Microsoft released Windows 1.0 on November 20, 1985. This was the very first version of the now world-famous Microsoft Windows product line. Windows 1.0 ran as a graphically oriented and 16-bit multi-tasking shell working alongside MS-DOS. The operating system was able to provide a software environment that could run graphical computer programs designed for Windows computers.
How It Started
The development of Windows 1.0 was a brainchild of Microsoft founder, Bill Gates, after he saw a demo of a similar program suite called Visi On at COMDEX. Gates’ company presented Windows 1.0 to the public in late 1983. Running the software required using two floppy disk drives and a hardware system equipped with at least 192 KB of RAM.
Windows 1.0 was frequently touted as the front-end counterpart of the MS-DOS operating system. This description was also used for subsequent versions of the operating system. The OS is an MS-DOS program and has the ability to direct MS-DOS functions. Applications are called by running.exe files, very similar to MS-DOS programs. One difference, though, is that the executable files in Windows came with their own NE. Only Windows could run this file format.
Microsoft claimed the software should act as a device driver for MS-DOS 2.0. The software was different from Visi On and Apple Computer’s operating system Lisa because it supported cooperative multitasking using tiled windows. Also, unlike Visi On, the developers of Windows 1.0 didn’t have any use for Unix to create IBM PC programs. Microsoft aimed to encourage other software firms to program applications for Windows by not requiring the developers to use a Microsoft user interface in their programs. Because of this, Microsoft was able to garner support from large computer companies like Zenith, DEC and Compaq.

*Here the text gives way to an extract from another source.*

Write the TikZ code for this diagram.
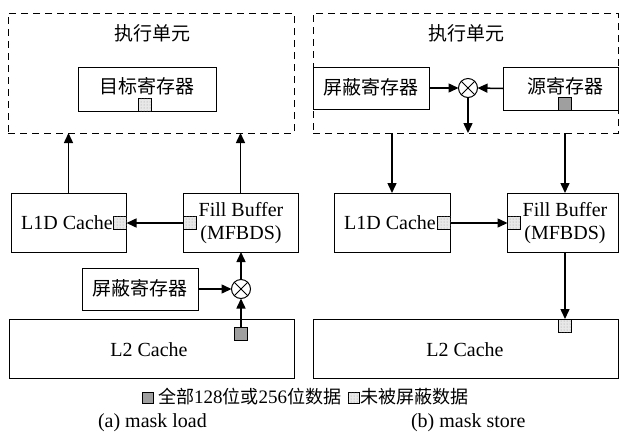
\documentclass[tikz,border=0pt]{standalone}
\usepackage{fontspec}
\setmainfont{Liberation Serif}
\newfontfamily\cjk{Noto Sans CJK SC}[Scale=0.95]
\usetikzlibrary{arrows.meta,patterns,calc}
\begin{document}
\begin{tikzpicture}[x=1pt,y=-1pt,
  every node/.style={inner sep=0pt, outer sep=0pt},
  font=\fontsize{20}{23}\selectfont,
  box/.style={draw, line width=1pt, fill=white},
  dbox/.style={draw, line width=1pt, dash pattern=on 7pt off 5pt},
  dotsq/.style={draw, line width=0.8pt, minimum size=13pt, fill=gray!18, postaction={pattern=dots, pattern color=gray!80}},
  graysq/.style={draw, line width=0.8pt, minimum size=13pt, fill=gray!75},
  mult/.style={draw, circle, minimum size=19pt, line width=1pt, fill=white},
  arr/.style={-{Triangle[length=10pt,width=9pt]}, line width=1.5pt},
  txt/.style={}]
\useasboundingbox (0,0) rectangle (619,432);

% ---------- (a) mask load ----------
\node[dbox, minimum width=286pt, minimum height=120pt] (eu1) at (151,73) {};
\node[txt] (eu1t) at (152,33) {\cjk 执行单元};
\node[box, minimum width=138pt, minimum height=44pt] (dst) at (147,89) {};
\node[txt] (dstt) at (147,86) {\cjk 目标寄存器};
\node[dotsq] (dstsq) at (145,104.5) {};

\node[box, minimum width=115pt, minimum height=59pt] (l1dL) at (68.5,222.5) {};
\node[txt] (l1dLt) at (67,223) {L1D Cache};
\node[dotsq] (l1dLsq) at (120,223) {};
\node[box, minimum width=115pt, minimum height=59pt] (fbL) at (240.5,222.5) {};
\node[txt, align=center] (fbLt) at (241,223) {Fill Buffer\\(MFBDS)};
\node[dotsq] (fbLsq) at (190,223) {};

\node[box, minimum width=116pt, minimum height=42pt] (maskL) at (140,289) {};
\node[txt] (maskLt) at (140,288) {\cjk 屏蔽寄存器};
\node[mult] (mL) at (241,289) {};
\draw[line width=1pt] (mL.north west) -- (mL.south east) (mL.north east) -- (mL.south west);

\node[box, minimum width=285pt, minimum height=59pt] (l2L) at (151.5,348.5) {};
\node[txt] (l2Lt) at (149,350) {L2 Cache};
\node[graysq] (l2Lsq) at (241,333.5) {};

\draw[arr] (l1dL.north) -- (l1dL.north |- eu1.south);
\draw[arr] (fbL.north) -- (fbL.north |- eu1.south);
\draw[arr] (fbLsq.west) -- (l1dLsq.east);
\draw[arr] (maskL.east) -- (mL.west);
\draw[arr] (mL.north) -- (mL.north |- fbL.south);
\draw[arr] (l2Lsq.north) -- (mL.south);

% ---------- (b) mask store ----------
\node[dbox, minimum width=305pt, minimum height=120pt] (eu2) at (465.5,73) {};
\node[txt] (eu2t) at (466,33) {\cjk 执行单元};
\node[box, minimum width=116pt, minimum height=42pt] (maskR) at (371,88) {};
\node[txt] (maskRt) at (371,87) {\cjk 屏蔽寄存器};
\node[mult] (mR) at (468,88) {};
\draw[line width=1pt] (mR.north west) -- (mR.south east) (mR.north east) -- (mR.south west);
\node[box, minimum width=115pt, minimum height=43pt] (src) at (560.5,88.5) {};
\node[txt] (srct) at (565,86) {\cjk 源寄存器};
\node[graysq] (srcsq) at (565,103.5) {};

\node[box, minimum width=116pt, minimum height=59pt] (l1dR) at (392,222.5) {};
\node[txt] (l1dRt) at (390,223) {L1D Cache};
\node[dotsq] (l1dRsq) at (444,223) {};
\node[box, minimum width=111pt, minimum height=59pt] (fbR) at (562.5,222.5) {};
\node[txt, align=center] (fbRt) at (565,223) {Fill Buffer\\(MFBDS)};
\node[dotsq] (fbRsq) at (514,223) {};

\node[box, minimum width=305pt, minimum height=59pt] (l2R) at (465.5,348.5) {};
\node[txt] (l2Rt) at (465,350) {L2 Cache};
\node[dotsq] (l2Rsq) at (565,325.5) {};

\draw[arr] (maskR.east) -- (mR.west);
\draw[arr] (src.west) -- (mR.east);
\draw[arr] (mR.south) -- (mR.south |- eu2.south);
\draw[arr] (l1dR.north |- eu2.south) -- (l1dR.north);
\draw[arr] (srcsq.south |- eu2.south) -- (srcsq.south |- fbR.north);
\draw[arr] (l1dRsq.east) -- (fbRsq.west);
\draw[arr] (l2Rsq.north |- fbR.south) -- (l2Rsq.north);

% ---------- legend ----------
\begin{scope}[font=\fontsize{19}{22}\selectfont]
\node[graysq, minimum size=11pt] (lg1) at (148,397.5) {};
\node[txt, anchor=west] (lg1t) at (158,397) {{\cjk 全部}128{\cjk 位或}256{\cjk 位数据}};
\node[dotsq, minimum size=11pt, anchor=west] (lg2) at ([xshift=7pt]lg1t.east |- lg1) {};
\node[txt, anchor=west] (lg2t) at ([xshift=1pt]lg2.east |- lg1t) {\cjk 未被屏蔽数据};
\end{scope}
\node[txt, anchor=west] (capa) at (98,423) {(a) mask load};
\node[txt, anchor=west] (capb) at (411,423) {(b) mask store};
\end{tikzpicture}
\end{document}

Ever though Windows 1.0 received positive comments during the early days, as well as strong support from several software and hardware companies, the critics weren’t so kind in their opinion of the operating system. They claimed the OS didn’t meet expectations.
One notable criticism was that Windows 1.0 required so much use of the computer mouse, a device that wasn’t widely used back then. Critics also claimed the software didn’t offer enough resources for beginners. Also noted were performance issues especially in the case of hardware systems that didn’t meet the required specifications.
The War of the Windows
In the early days of the history of Windows, its founder Gates saw the operating system as the future of Microsoft. Gates stated during InfoWorld in 1984 that the goals and resources of the company were fully invested in Windows. He also claimed that the only software programs that will have a competitive advantage in the long haul are those that work with Windows.
Because IBM was not present during the pivotal announcements of Microsoft, the press created a divide between IBM and Microsoft. In 1984, the media hyped up the “war of the windows”, referring to a business battle between IBM, Windows, and Digital Research.
But in spite of widespread criticism, Windows 1.0 turned out to be a vital milestone for the company. Now it’s part of computer history. In December 31, 2001, Microsoft officially declared Windows 1.0 as obsolete and unsupported by the software giant.